Since implementing the UDS SDES flowsheet in June 2015, we have now aggregated data from 2,210 UDS at our institution. Overall, review of data consistently shows that less than 5% of all cells or data entry points are missing. This high data accrual rate is achieved by the physician performing the UDS without the need for research assistants or any manual copying of the data, which could lead to errors.
Quality improvement is one way to harness the power of SDES in the care of complex patients and can be implemented via the “plan-do-study-act” (PDSA) approach. 3 An example of the ease with which collected data can be used for patient safety review or quality improvement is illustrated in figure 2, which shows the end storage pressures obtained from each study over the last 6 months. By organizing the studies in this way, a cutoff can be determined above which all patient charts can be reviewed to see if followup has been consistent and management changes implemented. Patients with missed followup visits can be reached out to and called so that these high risk patients are not lost for months or years.
While our pilot use of SDES in the EHR focused on UDS, SDES flowsheets can also be implemented for other office or operating room procedures. Our colleagues have designed flowsheets and are using them in our division for hypospadias diagnoses both in clinic notes to standardize measurements and preoperative and postoperative findings. Additionally, SDES flowsheets can be used within operative notes to standardize data collection and facilitate recording of information for patient safety and research purposes. The near universal use of the EHR allows for the possibility of multi-institutional sharing of SDES flowsheets and aggregation of data across centers for quality improvement and research purposes. While SDES flowsheets take buy-in from providers, minimization of provider resistance can be accomplished by creating SDES that are easy to use without increasing time burden or interrupting clinical workflow.

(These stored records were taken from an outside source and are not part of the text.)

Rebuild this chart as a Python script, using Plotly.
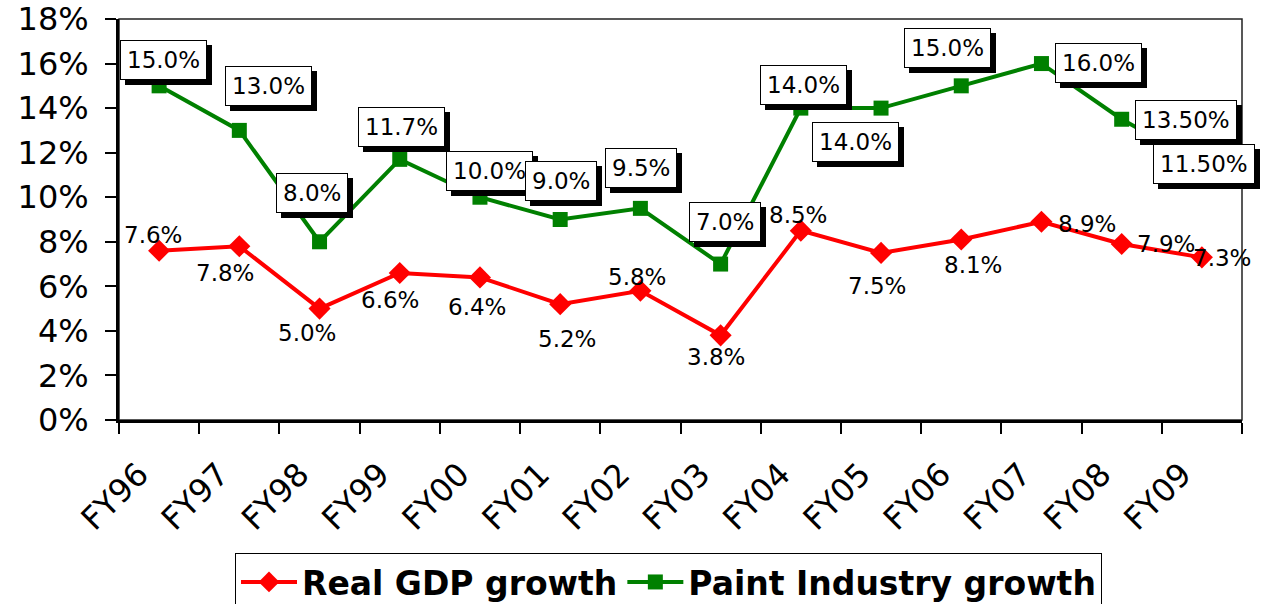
import plotly.graph_objects as go

years = ["FY96", "FY97", "FY98", "FY99", "FY00", "FY01", "FY02",
         "FY03", "FY04", "FY05", "FY06", "FY07", "FY08", "FY09"]
gdp_growth = [7.6, 7.8, 5.0, 6.6, 6.4, 5.2, 5.8, 3.8, 8.5, 7.5, 8.1, 8.9, 7.9, 7.3]
paint_growth = [15.0, 13.0, 8.0, 11.7, 10.0, 9.0, 9.5, 7.0, 14.0, 14.0, 15.0, 16.0, 13.5, 11.5]
gdp_labels = ["7.6%", "7.8%", "5.0%", "6.6%", "6.4%", "5.2%", "5.8%",
              "3.8%", "8.5%", "7.5%", "8.1%", "8.9%", "7.9%", "7.3%"]
paint_labels = ["15.0%", "13.0%", "8.0%", "11.7%", "10.0%", "9.0%", "9.5%",
                "7.0%", "14.0%", "14.0%", "15.0%", "16.0%", "13.50%", "11.50%"]

# label placement offsets in pixels (dx right, dy down) relative to the point
paint_offsets = [(4, -26), (29, -44), (-8, -49), (2, -32), (10, -26), (1, -39), (1, -40),
                 (4, -42), (3, -23), (-26, 34), (-14, -38), (57, -1), (64, 1), (2, 0)]
gdp_offsets = [(-6, -16), (-14, 27), (-13, 24), (-10, 27), (-3, 30), (7, 35), (-3, -14),
               (-5, 22), (-3, -16), (-4, 33), (12, 25), (46, 2), (44, 0), (20, 1)]

FONT = "DejaVu Sans"
RED = "#FF0000"
GREEN = "#008000"

fig = go.Figure()
fig.add_trace(go.Scatter(
    x=years, y=gdp_growth, name="Real GDP growth", mode="lines+markers",
    line=dict(color=RED, width=4),
    marker=dict(symbol="diamond", size=17, color=RED),
))
fig.add_trace(go.Scatter(
    x=years, y=paint_growth, name="Paint Industry growth", mode="lines+markers",
    line=dict(color=GREEN, width=4),
    marker=dict(symbol="square", size=15, color=GREEN),
))

annotations = []
for yr, v, lab, (dx, dy) in zip(years, paint_growth, paint_labels, paint_offsets):
    # drop shadow
    annotations.append(dict(
        x=yr, y=v, text=lab, showarrow=False, xshift=dx + 5, yshift=-dy - 5,
        font=dict(family=FONT, size=23, color="black"),
        bgcolor="black", bordercolor="black", borderwidth=1, borderpad=6,
    ))
    annotations.append(dict(
        x=yr, y=v, text=lab, showarrow=False, xshift=dx, yshift=-dy,
        font=dict(family=FONT, size=23, color="black"),
        bgcolor="white", bordercolor="black", borderwidth=1, borderpad=6,
    ))
for yr, v, lab, (dx, dy) in zip(years, gdp_growth, gdp_labels, gdp_offsets):
    annotations.append(dict(
        x=yr, y=v, text=lab, showarrow=False, xshift=dx, yshift=-dy,
        font=dict(family=FONT, size=23, color="black"),
    ))

fig.update_layout(
    width=1262, height=604,
    margin=dict(l=119, r=20, t=19, b=184, autoexpand=False),
    paper_bgcolor="white", plot_bgcolor="white",
    font=dict(family=FONT, color="black"),
    showlegend=True,
    legend=dict(
        orientation="h", x=0.1033, xanchor="left", y=-0.3317, yanchor="top",
        font=dict(family="DejaVu Sans", size=33, color="black", weight="bold"),
        bordercolor="black", borderwidth=1, bgcolor="white",
        itemwidth=56, tracegroupgap=0,
    ),
    annotations=annotations,
    shapes=[dict(type="rect", xref="paper", yref="paper", x0=0, x1=1, y0=0, y1=1,
                 line=dict(color="#222222", width=1.5), layer="below")],
)
fig.update_xaxes(
    type="category", range=[-0.5, 13.5], tickson="boundaries",
    ticks="outside", ticklen=11, tickwidth=1.5, tickcolor="black",
    showline=True, linecolor="black", linewidth=2.5,
    showgrid=False, zeroline=False, tickangle=-45,
    ticklabelstandoff=20, ticklabelshift=-20,
    tickfont=dict(family=FONT, size=32, color="black"),
)
fig.update_yaxes(
    range=[0, 18], dtick=2, ticksuffix="%\u00a0",
    ticks="outside", ticklen=11, tickwidth=1.5, tickcolor="black",
    showline=True, linecolor="black", linewidth=2.5,
    showgrid=False, zeroline=False,
    tickfont=dict(family=FONT, size=32, color="black"),
)

fig.write_html("out.html", config={"displayModeBar": False},
               post_script="document.body.style.margin='0';document.body.style.overflow='hidden';")
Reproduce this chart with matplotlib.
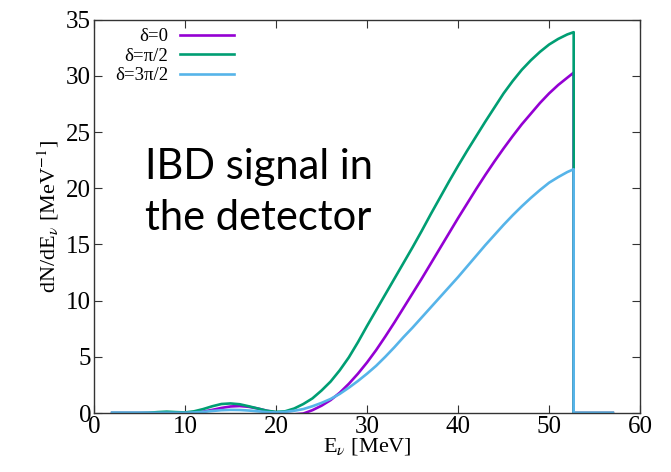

- Bush RA, Kuelbs C, Ryu J et al: Structured data entry in the electronic medical record: perspectives of pediatric specialty physicians and surgeons. J Med Syst 2017; 41: 75.
- Van Batavia JP, Weiss DA, Long CJ et al: Using structured data entry systems in the electronic medical record to collect clinical data for quality and research: can we efficiently serve multiple needs for complex patients with spina bifida? J Pediatr Rehabil Med 2018; 11: 303.
- Leis JA and Shojania KG: A primer on PDSA: executing plan-do-study-act cycles in practice, not just in name. BMJ Qual Saf 2017; 26: 572.